Lorsqu’on sait, à titre indicatif que la région de Monastir est considérée comme le premier producteur de jean avec une production estimée à 9 millions de jeans par an, on imagine l’importance des quantités d’eau utilisées.
Ces quantités d’eau sont consommées, en plus, aux dépens des besoins urgents des habitants de la région de Monastir en eau potable. La région étant en plus connue pour être exposée à un grave stress hydrique.
Plus grave, pour subvenir à leurs besoins en eau certains industriels du textile recourent à des forages anarchiques, générant une exploitation excessive de la nappe souterraine dans cette région.

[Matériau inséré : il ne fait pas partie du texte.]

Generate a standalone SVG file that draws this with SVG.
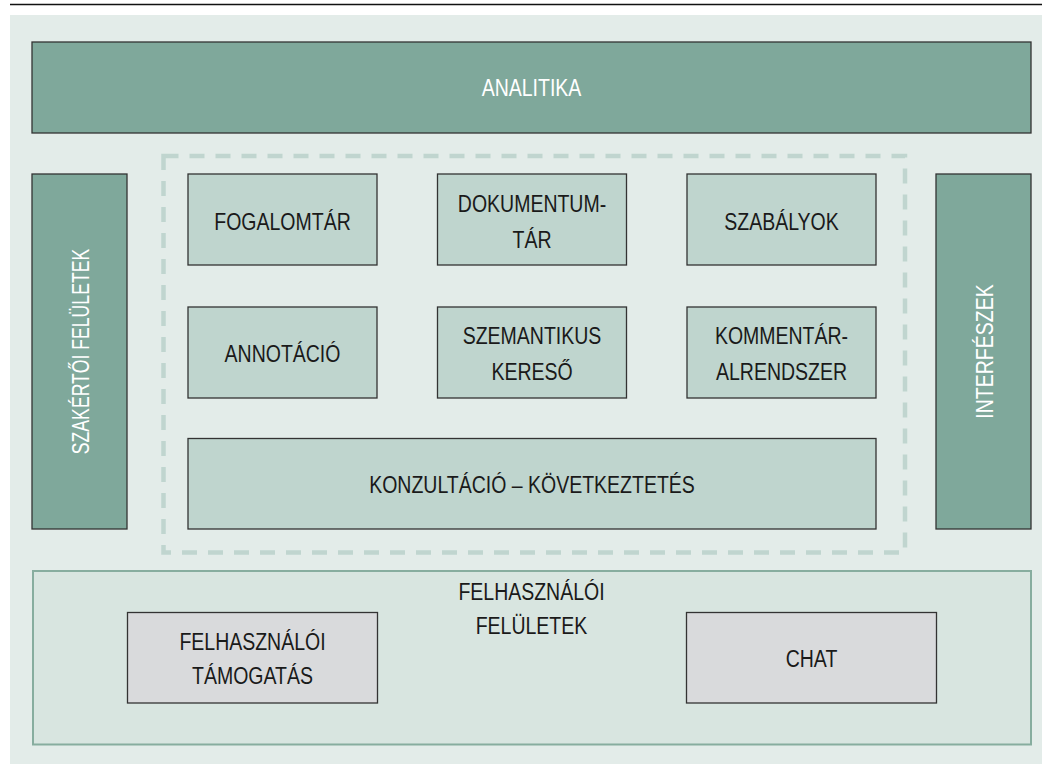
<svg xmlns="http://www.w3.org/2000/svg" width="1042" height="764" viewBox="0 0 1042 764">
  <style>
    .lbl { font-family: "Liberation Sans", Arial, sans-serif; font-size: 23.5px; text-anchor: middle; fill: #1a1a1a; }
    .lbl.inv { fill: #ffffff; }
    .dark { fill: #7fa89b; stroke: #333333; stroke-width: 1.3; }
    .mod { fill: #bfd5ce; stroke: #333333; stroke-width: 1.3; }
    .ui { fill: #d9dadc; stroke: #333333; stroke-width: 1.3; }
  </style>

  <!-- page rule and backdrop -->
  <rect x="0" y="0" width="1042" height="764" fill="#ffffff"/>
  <line x1="10" y1="4.5" x2="1042" y2="4.5" stroke="#111111" stroke-width="1.5"/>
  <rect x="10" y="15" width="1032" height="749" fill="#e3ece9"/>

  <!-- core boundary -->
  <g id="core-boundary">
    <rect x="163.5" y="156" width="741.5" height="396.5" fill="none" stroke="#c0d5cf" stroke-width="4.5" stroke-dasharray="15 11"/>
  </g>

  <!-- labels use a horizontally condensed sans: translate to centre, then scale x -->
  <g id="analitika">
    <rect class="dark" x="32" y="42" width="999" height="91"/>
    <text class="lbl inv" transform="translate(531.5 96) scale(0.83 1)">ANALITIKA</text>
  </g>

  <g id="szakertoi-feluletek">
    <rect class="dark" x="32" y="174" width="95" height="355"/>
    <text class="lbl inv" transform="translate(88.5 351.5) rotate(-90) scale(0.75 1)">SZAKÉRTŐI FELÜLETEK</text>
  </g>

  <g id="interfeszek">
    <rect class="dark" x="936" y="174" width="95" height="355"/>
    <text class="lbl inv" transform="translate(992.5 351.5) rotate(-90) scale(0.83 1)">INTERFÉSZEK</text>
  </g>

  <g id="fogalomtar">
    <rect class="mod" x="188" y="174" width="189" height="91"/>
    <text class="lbl" transform="translate(282.5 229.5) scale(0.83 1)">FOGALOMTÁR</text>
  </g>

  <g id="dokumentumtar">
    <rect class="mod" x="437.5" y="174" width="189" height="91"/>
    <text class="lbl" transform="translate(532 211.5) scale(0.83 1)">DOKUMENTUM-</text>
    <text class="lbl" transform="translate(532 247.5) scale(0.83 1)">TÁR</text>
  </g>

  <g id="szabalyok">
    <rect class="mod" x="687" y="174" width="189" height="91"/>
    <text class="lbl" transform="translate(781.5 229.5) scale(0.83 1)">SZABÁLYOK</text>
  </g>

  <g id="annotacio">
    <rect class="mod" x="188" y="307" width="189" height="91"/>
    <text class="lbl" transform="translate(282.5 362) scale(0.83 1)">ANNOTÁCIÓ</text>
  </g>

  <g id="szemantikus-kereso">
    <rect class="mod" x="437.5" y="307" width="189" height="91"/>
    <text class="lbl" transform="translate(532 344) scale(0.83 1)">SZEMANTIKUS</text>
    <text class="lbl" transform="translate(532 380) scale(0.83 1)">KERESŐ</text>
  </g>

  <g id="kommentar-alrendszer">
    <rect class="mod" x="687" y="307" width="189" height="91"/>
    <text class="lbl" transform="translate(781.5 344) scale(0.83 1)">KOMMENTÁR-</text>
    <text class="lbl" transform="translate(781.5 380) scale(0.83 1)">ALRENDSZER</text>
  </g>

  <g id="konzultacio">
    <rect class="mod" x="188" y="438.5" width="688" height="90.5"/>
    <text class="lbl" transform="translate(532 492.5) scale(0.83 1)">KONZULTÁCIÓ – KÖVETKEZTETÉS</text>
  </g>

  <g id="felhasznaloi-feluletek">
    <rect x="33" y="571" width="998" height="173.5" fill="#d8e5e0" stroke="#87ad9f" stroke-width="2"/>
    <text class="lbl" transform="translate(531.5 600) scale(0.83 1)">FELHASZNÁLÓI</text>
    <text class="lbl" transform="translate(531.5 634) scale(0.83 1)">FELÜLETEK</text>
  </g>

  <g id="felhasznaloi-tamogatas">
    <rect class="ui" x="127.5" y="612.5" width="250" height="90.5"/>
    <text class="lbl" transform="translate(252.5 650) scale(0.83 1)">FELHASZNÁLÓI</text>
    <text class="lbl" transform="translate(252.5 684) scale(0.83 1)">TÁMOGATÁS</text>
  </g>

  <g id="chat">
    <rect class="ui" x="686.5" y="612.5" width="250" height="90.5"/>
    <text class="lbl" transform="translate(811.5 666.5) scale(0.83 1)">CHAT</text>
  </g>

  <g id="connectors"/>
</svg>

Et pour ne rien oublier, les responsables en charge du textile, (gouvernement, structures d’appui à l’investissement, patronat…), évitent constamment de parler de la soutenabilité sociale de l’industrie textile. Est-il besoin de rappeler que le plus souvent cette industrie est associée à des bas salaires et à des conditions de travail difficiles, avec des environnements humides et chauds.
Morale de l’histoire : par delà ces éclairages visant à donner une information plus exhaustive et plus équilibrée sur la situation du secteur textile en Tunisie, nous pensons qu’au regard de l’ampleur des externalités négatives du secteur, notamment du point de vue qualité, ce secteur semble coûter très cher à la communauté nationale et les recettes de ses exportations sont loin de couvrir les dégâts environnementaux et sociaux.
L’idéal serait de confier à un cabinet international indépendant l’élaboration d’un rapport «Cost benefit» afin d’évaluer la relation entre le coût global de ce secteur et la valeur des avantages (exportations) qu’il génère. Car en apparence ce secteur coûte plus cher qu’il n’apporte à la communauté nationale.
Abou SARRA
Indicateurs clés
- 30 % : part du textile dans les entreprises industrielles.
- 29 % : part du textile dans l’emploi industriel (155 000 emplois).
- 16 % : contribution aux exportations manufacturières (3 Mds €).
- 25 L d’eau pour un maillot / 55 L pour un jean.
- 9 millions de jeans produits par an à Monastir.